Low-temperature sintered Pr3+/Er3+ codoped Bi2Mo2O9 microcrystals for multimode optical thermometry and anti-counterfeiting

Abstract

Lanthanide-doped oxide materials generally require high sintering temperatures for optical applications such as temperature sensing and anti-counterfeiting. In this work, the highly crystalline 1%Pr3+/1%Er3+ co-doped Bi2Mo2O9 phosphor is reported with a low sintering temperature of 923 K. Pr3+ in the Bi2Mo2O9 host has a narrow emission band of 3P0–3H6 transition at 624 nm due to the suppressed broadening of electronic transitions in the homogeneous crystal field. Multimode temperature sensing is realized based on the upconversion and downshifting emissions as well as the luminescence lifetimes of the as-prepared phosphor. The temperature sensing based on the downshifting emission bands of this phosphor at 530 and 624 nm achieves the maximum absolute and relative sensitivities of 0.693 K−1 at 568 K and 1.88% K−1 at 483 K, respectively. For anti-counterfeiting applications, this phosphor can display bright yellow fluorescence at the liquid nitrogen cooling temperature, rather than white or pale colors.
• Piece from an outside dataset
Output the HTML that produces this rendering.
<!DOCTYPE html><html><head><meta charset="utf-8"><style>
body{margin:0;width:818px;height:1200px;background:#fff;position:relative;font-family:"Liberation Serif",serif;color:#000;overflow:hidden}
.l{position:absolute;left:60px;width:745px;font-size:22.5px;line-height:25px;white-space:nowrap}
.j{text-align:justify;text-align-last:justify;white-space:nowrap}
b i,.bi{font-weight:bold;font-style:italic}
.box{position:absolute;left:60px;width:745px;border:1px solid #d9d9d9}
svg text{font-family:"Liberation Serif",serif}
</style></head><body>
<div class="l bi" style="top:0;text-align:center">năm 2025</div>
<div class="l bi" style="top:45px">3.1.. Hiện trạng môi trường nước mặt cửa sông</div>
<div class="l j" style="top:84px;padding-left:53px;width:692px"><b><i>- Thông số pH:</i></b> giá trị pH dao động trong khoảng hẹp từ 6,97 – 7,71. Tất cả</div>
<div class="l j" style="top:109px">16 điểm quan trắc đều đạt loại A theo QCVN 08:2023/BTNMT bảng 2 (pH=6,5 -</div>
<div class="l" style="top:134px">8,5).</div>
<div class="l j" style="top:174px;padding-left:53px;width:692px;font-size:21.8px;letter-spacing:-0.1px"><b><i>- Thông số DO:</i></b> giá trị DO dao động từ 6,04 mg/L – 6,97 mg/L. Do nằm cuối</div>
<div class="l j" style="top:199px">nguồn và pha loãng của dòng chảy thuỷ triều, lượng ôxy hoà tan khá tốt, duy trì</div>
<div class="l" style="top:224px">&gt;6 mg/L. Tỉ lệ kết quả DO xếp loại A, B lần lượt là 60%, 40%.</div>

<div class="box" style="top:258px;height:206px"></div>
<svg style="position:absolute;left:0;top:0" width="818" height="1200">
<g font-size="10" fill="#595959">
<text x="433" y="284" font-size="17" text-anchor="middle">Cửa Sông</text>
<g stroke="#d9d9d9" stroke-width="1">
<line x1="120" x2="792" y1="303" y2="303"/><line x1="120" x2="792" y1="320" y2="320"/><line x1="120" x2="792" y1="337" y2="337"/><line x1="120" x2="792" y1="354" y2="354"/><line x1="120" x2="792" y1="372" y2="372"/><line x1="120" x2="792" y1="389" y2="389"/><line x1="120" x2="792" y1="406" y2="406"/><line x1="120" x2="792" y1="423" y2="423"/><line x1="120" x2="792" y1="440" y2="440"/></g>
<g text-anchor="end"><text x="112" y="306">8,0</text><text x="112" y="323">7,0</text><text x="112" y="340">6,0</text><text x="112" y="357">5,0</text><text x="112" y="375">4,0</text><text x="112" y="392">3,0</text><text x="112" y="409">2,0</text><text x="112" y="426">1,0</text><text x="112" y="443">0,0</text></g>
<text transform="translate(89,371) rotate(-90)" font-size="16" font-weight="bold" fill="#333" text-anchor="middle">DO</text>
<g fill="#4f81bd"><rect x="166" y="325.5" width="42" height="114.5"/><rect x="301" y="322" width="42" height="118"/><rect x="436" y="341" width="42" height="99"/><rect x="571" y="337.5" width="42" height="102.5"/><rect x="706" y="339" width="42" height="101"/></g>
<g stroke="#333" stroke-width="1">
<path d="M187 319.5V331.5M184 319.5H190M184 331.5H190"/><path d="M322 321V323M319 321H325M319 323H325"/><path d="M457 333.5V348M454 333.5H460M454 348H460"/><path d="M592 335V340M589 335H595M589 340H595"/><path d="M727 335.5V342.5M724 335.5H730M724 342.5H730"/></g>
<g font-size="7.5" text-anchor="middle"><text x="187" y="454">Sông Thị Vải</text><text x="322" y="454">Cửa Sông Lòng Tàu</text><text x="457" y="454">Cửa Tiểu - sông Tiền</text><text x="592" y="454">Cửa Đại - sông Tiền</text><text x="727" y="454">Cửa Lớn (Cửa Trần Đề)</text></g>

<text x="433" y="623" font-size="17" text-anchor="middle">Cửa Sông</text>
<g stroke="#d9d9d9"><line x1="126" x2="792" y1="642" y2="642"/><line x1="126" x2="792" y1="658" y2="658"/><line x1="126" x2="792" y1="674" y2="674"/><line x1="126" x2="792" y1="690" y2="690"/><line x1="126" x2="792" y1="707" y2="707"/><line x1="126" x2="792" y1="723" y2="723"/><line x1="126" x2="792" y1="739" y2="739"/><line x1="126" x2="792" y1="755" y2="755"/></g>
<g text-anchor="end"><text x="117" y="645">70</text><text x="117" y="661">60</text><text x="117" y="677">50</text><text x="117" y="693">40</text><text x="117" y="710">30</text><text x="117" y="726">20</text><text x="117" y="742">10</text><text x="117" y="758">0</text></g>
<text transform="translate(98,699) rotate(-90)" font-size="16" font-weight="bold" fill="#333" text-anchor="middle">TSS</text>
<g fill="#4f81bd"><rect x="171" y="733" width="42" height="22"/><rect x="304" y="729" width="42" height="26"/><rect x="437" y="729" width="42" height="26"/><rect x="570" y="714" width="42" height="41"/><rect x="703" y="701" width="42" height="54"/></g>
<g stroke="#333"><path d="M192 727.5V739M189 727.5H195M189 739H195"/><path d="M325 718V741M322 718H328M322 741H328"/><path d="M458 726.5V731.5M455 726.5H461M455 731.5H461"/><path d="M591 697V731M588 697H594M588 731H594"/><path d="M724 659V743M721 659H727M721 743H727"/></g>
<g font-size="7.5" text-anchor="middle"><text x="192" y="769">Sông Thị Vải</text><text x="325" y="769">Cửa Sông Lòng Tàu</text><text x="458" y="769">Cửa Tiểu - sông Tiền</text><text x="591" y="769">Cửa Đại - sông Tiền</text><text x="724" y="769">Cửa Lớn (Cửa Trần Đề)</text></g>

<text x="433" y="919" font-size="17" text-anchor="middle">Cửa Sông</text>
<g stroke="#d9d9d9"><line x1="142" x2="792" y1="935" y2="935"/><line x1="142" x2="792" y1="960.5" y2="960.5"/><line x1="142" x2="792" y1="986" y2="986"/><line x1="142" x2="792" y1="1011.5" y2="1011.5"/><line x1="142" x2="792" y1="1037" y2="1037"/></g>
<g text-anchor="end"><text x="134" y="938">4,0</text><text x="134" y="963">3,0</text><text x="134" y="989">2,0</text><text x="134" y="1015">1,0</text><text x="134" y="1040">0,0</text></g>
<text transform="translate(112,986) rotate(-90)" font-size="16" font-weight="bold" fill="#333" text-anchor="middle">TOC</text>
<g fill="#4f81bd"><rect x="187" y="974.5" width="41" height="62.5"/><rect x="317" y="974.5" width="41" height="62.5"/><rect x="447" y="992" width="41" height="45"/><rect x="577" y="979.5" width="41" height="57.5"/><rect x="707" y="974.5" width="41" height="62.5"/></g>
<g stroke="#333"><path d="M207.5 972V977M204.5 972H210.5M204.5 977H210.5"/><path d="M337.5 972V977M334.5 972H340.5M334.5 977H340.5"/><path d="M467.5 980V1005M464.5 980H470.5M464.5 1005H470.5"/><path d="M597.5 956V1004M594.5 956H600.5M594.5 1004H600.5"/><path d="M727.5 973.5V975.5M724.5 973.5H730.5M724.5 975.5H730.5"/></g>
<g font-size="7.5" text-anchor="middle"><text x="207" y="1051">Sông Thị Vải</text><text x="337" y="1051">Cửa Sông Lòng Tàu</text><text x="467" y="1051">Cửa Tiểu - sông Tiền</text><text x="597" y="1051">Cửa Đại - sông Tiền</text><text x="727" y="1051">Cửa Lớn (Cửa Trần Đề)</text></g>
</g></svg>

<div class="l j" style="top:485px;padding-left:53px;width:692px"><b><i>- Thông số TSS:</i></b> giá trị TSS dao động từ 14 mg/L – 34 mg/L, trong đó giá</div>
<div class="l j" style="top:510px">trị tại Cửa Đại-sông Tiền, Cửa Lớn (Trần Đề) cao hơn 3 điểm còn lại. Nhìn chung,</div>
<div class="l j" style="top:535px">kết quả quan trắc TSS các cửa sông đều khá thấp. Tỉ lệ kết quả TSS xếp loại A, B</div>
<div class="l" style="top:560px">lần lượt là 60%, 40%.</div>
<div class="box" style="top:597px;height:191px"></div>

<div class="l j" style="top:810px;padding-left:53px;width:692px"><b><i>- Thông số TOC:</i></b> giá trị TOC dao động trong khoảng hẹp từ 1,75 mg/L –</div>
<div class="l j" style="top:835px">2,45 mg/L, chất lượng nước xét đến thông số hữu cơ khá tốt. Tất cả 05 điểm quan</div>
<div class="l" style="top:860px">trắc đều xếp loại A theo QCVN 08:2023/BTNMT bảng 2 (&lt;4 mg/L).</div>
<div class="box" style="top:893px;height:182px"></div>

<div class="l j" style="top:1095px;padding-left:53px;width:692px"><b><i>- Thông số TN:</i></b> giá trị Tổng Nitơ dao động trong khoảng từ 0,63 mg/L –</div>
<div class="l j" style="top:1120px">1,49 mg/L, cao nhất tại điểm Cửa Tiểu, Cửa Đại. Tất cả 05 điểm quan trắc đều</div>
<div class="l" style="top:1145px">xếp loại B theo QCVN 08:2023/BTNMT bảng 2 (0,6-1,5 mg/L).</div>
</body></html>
The white-color emission of this phosphor excited by 254 nm can also be used for lighting. The lanthanide-doped Bi2Mo2O9 can achieve favorable luminescence performance at much lower sintering temperature than most oxide phosphors, and is not only stable but also has the potential for in-situ sintering on materials that are not resistant to high temperature.